In the following pictures, we can see how pipelines, triggers, and integration pipelines can be easily monitored and how alerts can be created using Data Factory Monitor and Azure Data Factory Analytics.

Monitoring of the pipeline runs
(Image 7 – Monitoring of the pipeline runs)
Monitoring the trigger runs
(Image 8 – Monitoring the trigger runs)
Creating alerts
(Image 9 – Creating alerts)

With these dashboards, we can have an excellent visual overview of the overall process, track performance, CPU utilization, memory consumption, and other details that are important to us.

Monitoring dashboard in Azure Data Factory Author and Monitor
(Image 10 – Monitoring dashboard in Azure Data Factory Author and Monitor)
Monitoring dashboard in Azure Data Factory resource overview
(Image 11 – Monitoring dashboard in Azure Data Factory resource overview)

The same metrics are also tracked with Azure Data Factory Analytics which can provide a visual summary of the overall health of the Data Factory, with options to drill into details and to troubleshoot unexpected behavior patterns.

Advanced security is provided with Azure Security Center and allows security health monitoring for both cloud and on-premises workloads, security threat blocking through access and app controls, adjustable security policies for maintaining regulatory and standards compliance, security vulnerability discovery tools and patches, and advanced threat detection through security alerts and analytics. 

As we can see there are many security issues that should be resolved for most of the resources.

Security recommendations
(Image 13 – Security recommendations)

By remediating all vulnerability issues, the overall security is increased and will be at max once Multi-Factor Authentication (MFA) is enabled.

Security increase after completing recommendations
(Image 14 – Security increase after completing recommendations)
The vulnerability is reduced to zero
(Image 15 – The vulnerability is reduced to zero)

Conclusion

By building the data warehouse in the Azure cloud we obtained a lower-cost solution with the ability to scale and compute storage.

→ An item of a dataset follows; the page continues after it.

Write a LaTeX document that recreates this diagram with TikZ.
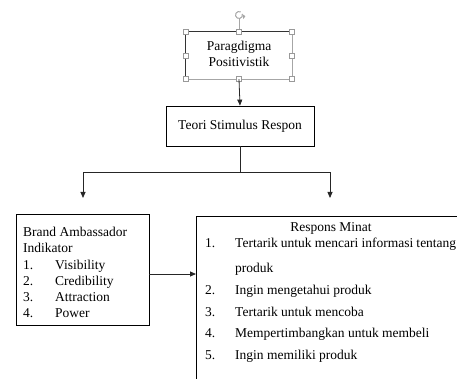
\documentclass[tikz,border=0pt]{standalone}
\usepackage{fontspec}
\setmainfont{Liberation Serif}
\usetikzlibrary{arrows.meta}
\begin{document}
\begin{tikzpicture}[x=1pt,y=-1pt,
  font=\fontsize{13.5}{16}\selectfont,
  box/.style={draw=black,line width=0.8pt,rectangle,inner sep=0pt},
  txt/.style={inner sep=0pt,anchor=base west},
  conn/.style={draw=black!85,line width=0.8pt},
  arr/.style={conn,-{Triangle[length=6pt,width=5pt]}},
  handle/.style={draw=black!40,fill=white,line width=0.5pt,minimum size=5pt,inner sep=0pt,rectangle}]
\useasboundingbox (0,0) rectangle (457,379);

% Paragdigma box (selected)
\node[inner sep=0pt,minimum width=106pt,minimum height=47pt] (para) at (239,55.5) {};
\draw[black!80,line width=0.8pt] (para.south west) -- (para.north west) -- (para.north east);
\draw[black!35,line width=0.6pt] (para.north east) -- (para.south east) -- (para.south west);
\node[inner sep=0pt,anchor=base] (p1) at (239,51) {Paragdigma};
\node[inner sep=0pt,anchor=base] (p2) at (239,67) {Positivistik};
% rotation handle
\coordinate (rot) at (239,15);
\draw[black!35,line width=0.6pt] (para.north) -- (239,19);
\draw[black!35,line width=1pt] ([shift={(60:3.5pt)}]rot) arc[start angle=60,end angle=380,radius=3.5pt];
\fill[black!35] ([shift={(15:3.5pt)}]rot) -- ++(3pt,-2pt) -- ++(-2pt,-3pt) -- cycle;
\foreach \a in {north west,north,north east,east,south east,south,south west,west}
  \node[handle] at (para.\a) {};

% Teori box
\node[box,minimum width=148pt,minimum height=40pt] (teori) at (240,126) {Teori Stimulus Respon};

\draw[arr] (para.south) -- (teori.north);

% split
\coordinate (junc) at (240,172);
\coordinate (la) at (83,198);
\coordinate (ra) at (330,198);
\draw[conn] (teori.south) -- (junc);
\draw[arr] (junc) -| (la);
\draw[arr] (junc) -| (ra);

% Brand box
\node[box,minimum width=133pt,minimum height=111pt] (brand) at (82.5,269.5) {};
\node[txt] (b0) at (23,236) {Brand Ambassador};
\node[txt] (b1) at (23,252) {Indikator};
\node[txt] (b2n) at (23,269) {1.};
\node[txt] (b2) at (55,269) {Visibility};
\node[txt] (b3n) at (23,285) {2.};
\node[txt] (b3) at (55,285) {Credibility};
\node[txt] (b4n) at (23,301) {3.};
\node[txt] (b4) at (55,301) {Attraction};
\node[txt] (b5n) at (23,317) {4.};
\node[txt] (b5) at (55,317) {Power};

% Respons box (open at right and bottom)
\coordinate (resp) at (196,216);
\coordinate (respR) at (458,216);
\coordinate (respB) at (196,380);
\draw[black,line width=0.8pt] (respR) -- (resp) -- (respB);
\coordinate (rin) at (196,274);
\draw[arr] (brand.east |- rin) -- (rin);

\node[inner sep=0pt,anchor=base] (r0) at (331,231) {Respons Minat};
\node[txt] (r1n) at (205,247) {1.};
\node[txt] (r1) at (235,247) {\makebox[221pt][s]{Tertarik untuk mencari informasi tentang}};
\node[txt] (r1b) at (235,272) {produk};
\node[txt] (r2n) at (205,294) {2.};
\node[txt] (r2) at (235,294) {Ingin mengetahui produk};
\node[txt] (r3n) at (205,316) {3.};
\node[txt] (r3) at (235,316) {Tertarik untuk mencoba};
\node[txt] (r4n) at (205,337) {4.};
\node[txt] (r4) at (235,337) {Mempertimbangkan untuk membeli};
\node[txt] (r5n) at (205,359) {5.};
\node[txt] (r5) at (235,359) {Ingin memiliki produk};
\end{tikzpicture}
\end{document}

We developed a high-performance boost using automatic loading of the Azure Synapse Analytics, the access to the data and query performance was accelerated with built-in intelligent caching by using Azure Cache for Redis.

The slowly changing dimension (SCD) of type 2 is used for managing current and historical data in the data warehouse which is optimally solving one of the most essential aspects in handling dimensional data integrity.

The data is 99.9% available and it also has regulatory compliance built-in, hence overall increased security using built-in tools tightly coupled with Azure Active Directory (AAD) to provide authorization and data-level security, encryption of data in motion and at rest, enabled IP restrictions, auditing, and threat detection.